Report all lines holding "this".

+++ DATA SHOWN +++

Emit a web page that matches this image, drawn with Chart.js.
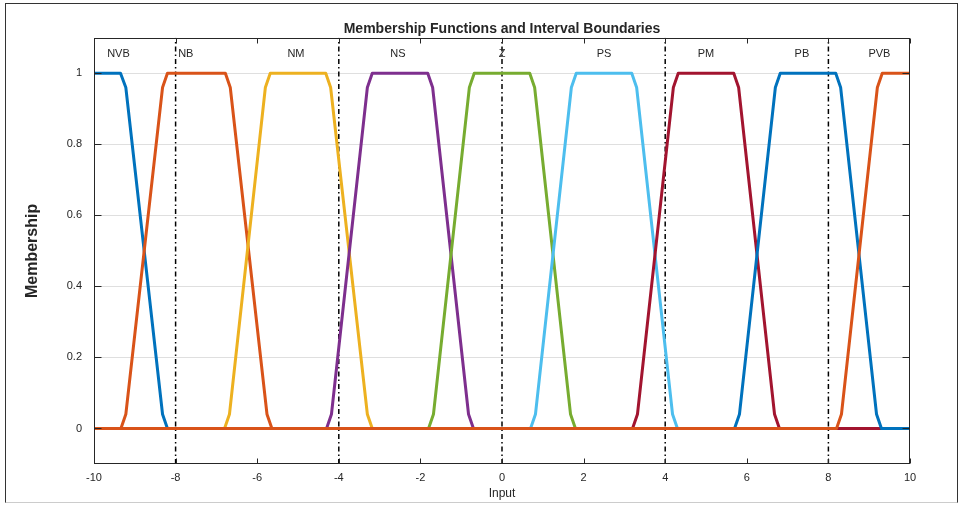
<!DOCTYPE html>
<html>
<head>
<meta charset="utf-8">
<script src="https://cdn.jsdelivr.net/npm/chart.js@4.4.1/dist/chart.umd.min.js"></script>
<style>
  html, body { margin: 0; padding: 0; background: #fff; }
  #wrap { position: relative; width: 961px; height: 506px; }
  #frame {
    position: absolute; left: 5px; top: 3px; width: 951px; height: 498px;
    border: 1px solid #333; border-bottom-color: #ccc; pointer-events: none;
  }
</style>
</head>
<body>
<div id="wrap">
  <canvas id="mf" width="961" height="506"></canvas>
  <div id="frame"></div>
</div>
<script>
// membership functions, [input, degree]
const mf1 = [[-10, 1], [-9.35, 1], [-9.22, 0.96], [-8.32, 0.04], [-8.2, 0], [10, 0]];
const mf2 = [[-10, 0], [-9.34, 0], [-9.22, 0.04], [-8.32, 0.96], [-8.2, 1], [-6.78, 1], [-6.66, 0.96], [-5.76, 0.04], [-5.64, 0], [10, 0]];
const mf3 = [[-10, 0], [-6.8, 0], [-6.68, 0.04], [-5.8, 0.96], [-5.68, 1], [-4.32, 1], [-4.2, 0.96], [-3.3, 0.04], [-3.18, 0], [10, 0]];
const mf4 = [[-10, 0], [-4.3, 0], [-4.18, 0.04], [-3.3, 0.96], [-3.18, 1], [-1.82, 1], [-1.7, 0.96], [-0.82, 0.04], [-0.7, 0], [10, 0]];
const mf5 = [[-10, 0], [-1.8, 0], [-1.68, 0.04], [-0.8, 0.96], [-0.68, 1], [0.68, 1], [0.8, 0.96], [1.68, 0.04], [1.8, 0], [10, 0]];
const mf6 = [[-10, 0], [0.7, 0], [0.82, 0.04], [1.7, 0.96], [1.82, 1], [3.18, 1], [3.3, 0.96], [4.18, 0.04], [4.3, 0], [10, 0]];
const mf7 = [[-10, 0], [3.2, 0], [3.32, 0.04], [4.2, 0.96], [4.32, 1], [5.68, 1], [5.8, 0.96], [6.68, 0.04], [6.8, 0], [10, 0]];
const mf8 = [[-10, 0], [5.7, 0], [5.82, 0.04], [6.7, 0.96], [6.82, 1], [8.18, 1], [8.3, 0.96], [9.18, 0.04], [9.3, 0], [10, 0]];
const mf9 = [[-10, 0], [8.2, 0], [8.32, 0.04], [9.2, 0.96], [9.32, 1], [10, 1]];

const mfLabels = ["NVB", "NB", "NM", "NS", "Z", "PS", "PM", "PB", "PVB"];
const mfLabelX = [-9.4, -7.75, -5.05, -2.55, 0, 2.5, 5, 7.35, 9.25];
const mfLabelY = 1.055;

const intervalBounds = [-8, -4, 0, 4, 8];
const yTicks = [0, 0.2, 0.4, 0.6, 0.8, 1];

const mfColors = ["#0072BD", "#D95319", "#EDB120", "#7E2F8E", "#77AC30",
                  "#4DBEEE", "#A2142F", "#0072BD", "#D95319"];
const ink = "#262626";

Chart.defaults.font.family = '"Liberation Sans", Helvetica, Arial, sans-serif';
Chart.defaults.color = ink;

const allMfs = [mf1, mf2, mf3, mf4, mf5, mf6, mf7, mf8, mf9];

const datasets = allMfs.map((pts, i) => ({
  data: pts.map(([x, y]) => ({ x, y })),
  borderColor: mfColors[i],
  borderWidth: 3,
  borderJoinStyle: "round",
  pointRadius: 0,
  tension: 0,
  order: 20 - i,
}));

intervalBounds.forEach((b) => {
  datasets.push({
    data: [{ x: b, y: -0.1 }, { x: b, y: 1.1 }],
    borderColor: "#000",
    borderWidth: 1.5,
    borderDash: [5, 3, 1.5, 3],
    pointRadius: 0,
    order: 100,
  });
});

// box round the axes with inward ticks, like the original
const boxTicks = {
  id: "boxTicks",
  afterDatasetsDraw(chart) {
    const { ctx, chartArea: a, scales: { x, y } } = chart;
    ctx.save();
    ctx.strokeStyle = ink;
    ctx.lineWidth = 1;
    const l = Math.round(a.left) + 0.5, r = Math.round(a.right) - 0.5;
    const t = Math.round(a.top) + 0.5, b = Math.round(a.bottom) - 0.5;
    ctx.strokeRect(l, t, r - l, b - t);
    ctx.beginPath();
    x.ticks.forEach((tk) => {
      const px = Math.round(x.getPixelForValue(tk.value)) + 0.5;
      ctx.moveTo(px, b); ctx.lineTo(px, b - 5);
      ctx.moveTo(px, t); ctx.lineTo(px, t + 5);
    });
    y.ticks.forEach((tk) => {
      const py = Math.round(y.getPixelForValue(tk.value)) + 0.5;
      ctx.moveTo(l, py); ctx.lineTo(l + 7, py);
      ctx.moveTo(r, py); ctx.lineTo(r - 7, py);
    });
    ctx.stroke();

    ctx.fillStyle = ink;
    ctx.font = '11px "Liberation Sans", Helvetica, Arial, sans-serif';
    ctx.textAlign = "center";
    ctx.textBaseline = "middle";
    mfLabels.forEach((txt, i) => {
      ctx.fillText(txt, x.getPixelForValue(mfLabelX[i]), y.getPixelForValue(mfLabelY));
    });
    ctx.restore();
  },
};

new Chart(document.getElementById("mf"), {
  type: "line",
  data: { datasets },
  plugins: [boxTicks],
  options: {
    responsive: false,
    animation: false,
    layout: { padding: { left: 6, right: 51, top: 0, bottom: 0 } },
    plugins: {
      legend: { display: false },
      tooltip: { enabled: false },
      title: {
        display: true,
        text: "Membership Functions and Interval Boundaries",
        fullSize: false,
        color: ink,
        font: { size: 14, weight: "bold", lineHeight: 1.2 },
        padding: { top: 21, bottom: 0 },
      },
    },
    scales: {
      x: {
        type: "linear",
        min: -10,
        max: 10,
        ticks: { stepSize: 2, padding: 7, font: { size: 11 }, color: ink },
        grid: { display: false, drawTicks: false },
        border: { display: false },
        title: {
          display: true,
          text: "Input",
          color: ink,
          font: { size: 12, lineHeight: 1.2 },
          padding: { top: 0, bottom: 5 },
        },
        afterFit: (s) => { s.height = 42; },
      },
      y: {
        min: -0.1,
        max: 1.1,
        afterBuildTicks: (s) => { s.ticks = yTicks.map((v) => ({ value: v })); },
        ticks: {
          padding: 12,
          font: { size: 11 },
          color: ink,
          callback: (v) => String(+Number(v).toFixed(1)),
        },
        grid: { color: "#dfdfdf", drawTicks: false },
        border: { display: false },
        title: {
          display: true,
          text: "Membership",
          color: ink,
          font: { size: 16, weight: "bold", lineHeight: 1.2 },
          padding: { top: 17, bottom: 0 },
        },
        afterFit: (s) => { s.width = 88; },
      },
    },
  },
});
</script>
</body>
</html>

+++
+++ DATA SHOWN +++

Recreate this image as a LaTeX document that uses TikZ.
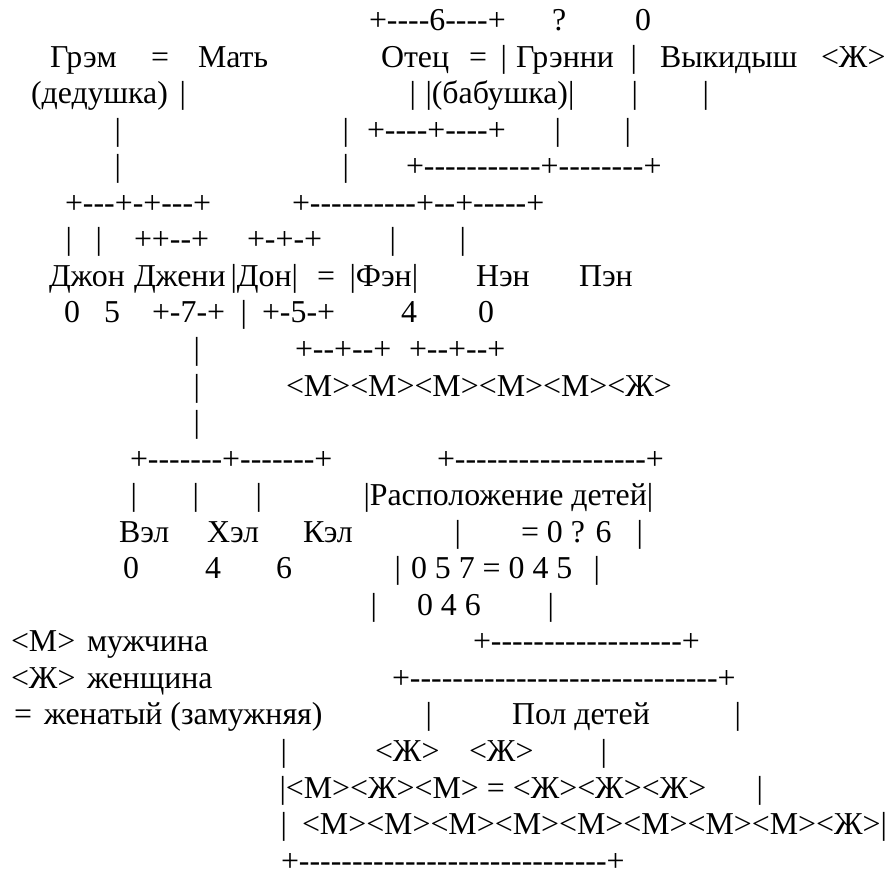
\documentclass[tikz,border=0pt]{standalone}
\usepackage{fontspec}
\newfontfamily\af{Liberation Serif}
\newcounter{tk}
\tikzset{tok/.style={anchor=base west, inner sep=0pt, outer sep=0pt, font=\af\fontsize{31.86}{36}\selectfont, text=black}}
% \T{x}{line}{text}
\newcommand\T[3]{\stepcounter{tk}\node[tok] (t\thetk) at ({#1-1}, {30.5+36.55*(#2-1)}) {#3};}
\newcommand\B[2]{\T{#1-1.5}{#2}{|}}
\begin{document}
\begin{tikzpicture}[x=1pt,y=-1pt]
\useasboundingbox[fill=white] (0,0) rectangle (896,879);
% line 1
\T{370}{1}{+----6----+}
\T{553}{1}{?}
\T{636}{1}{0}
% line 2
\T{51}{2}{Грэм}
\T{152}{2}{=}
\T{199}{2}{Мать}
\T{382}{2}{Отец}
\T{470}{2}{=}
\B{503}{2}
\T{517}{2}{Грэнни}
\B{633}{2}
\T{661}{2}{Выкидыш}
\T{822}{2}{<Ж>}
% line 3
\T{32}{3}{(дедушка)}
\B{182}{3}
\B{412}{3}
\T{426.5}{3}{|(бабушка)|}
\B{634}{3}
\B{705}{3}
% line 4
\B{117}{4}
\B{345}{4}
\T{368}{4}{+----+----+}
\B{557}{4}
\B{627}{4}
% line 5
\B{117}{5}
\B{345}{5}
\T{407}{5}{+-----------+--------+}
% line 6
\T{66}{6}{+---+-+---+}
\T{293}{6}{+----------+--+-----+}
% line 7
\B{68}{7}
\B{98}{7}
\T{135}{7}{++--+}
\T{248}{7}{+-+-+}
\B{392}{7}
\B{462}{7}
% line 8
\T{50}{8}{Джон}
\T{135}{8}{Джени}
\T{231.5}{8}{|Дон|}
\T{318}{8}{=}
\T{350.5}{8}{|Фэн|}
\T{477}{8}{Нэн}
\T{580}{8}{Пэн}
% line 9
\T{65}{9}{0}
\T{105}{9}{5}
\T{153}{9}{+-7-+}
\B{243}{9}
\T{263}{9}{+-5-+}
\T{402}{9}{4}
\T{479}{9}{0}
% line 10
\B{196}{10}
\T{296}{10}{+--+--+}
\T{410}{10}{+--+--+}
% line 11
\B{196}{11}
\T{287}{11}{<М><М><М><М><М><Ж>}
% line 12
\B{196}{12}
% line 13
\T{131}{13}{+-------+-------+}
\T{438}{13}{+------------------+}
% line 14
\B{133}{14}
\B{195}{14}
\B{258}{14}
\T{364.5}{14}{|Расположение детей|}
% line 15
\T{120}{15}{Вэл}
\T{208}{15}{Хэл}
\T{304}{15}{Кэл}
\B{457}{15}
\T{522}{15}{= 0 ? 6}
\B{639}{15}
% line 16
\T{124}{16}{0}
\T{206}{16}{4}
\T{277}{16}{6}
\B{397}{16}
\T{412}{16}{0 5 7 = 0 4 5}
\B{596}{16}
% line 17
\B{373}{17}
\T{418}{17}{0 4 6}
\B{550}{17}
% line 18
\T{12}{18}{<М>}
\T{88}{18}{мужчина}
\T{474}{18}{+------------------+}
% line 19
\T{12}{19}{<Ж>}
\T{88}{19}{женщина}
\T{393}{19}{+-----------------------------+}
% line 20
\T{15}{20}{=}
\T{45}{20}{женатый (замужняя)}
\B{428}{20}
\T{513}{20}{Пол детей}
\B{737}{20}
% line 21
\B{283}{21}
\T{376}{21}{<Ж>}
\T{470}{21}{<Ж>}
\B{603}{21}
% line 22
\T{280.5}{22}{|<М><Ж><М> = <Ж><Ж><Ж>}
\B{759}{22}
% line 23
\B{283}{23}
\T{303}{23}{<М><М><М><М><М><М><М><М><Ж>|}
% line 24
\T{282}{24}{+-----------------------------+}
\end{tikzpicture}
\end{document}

+++

**OUTPUT**
Emit a web page that matches this image, drawn with Chart.js.
Recreate this image as a LaTeX document that uses TikZ.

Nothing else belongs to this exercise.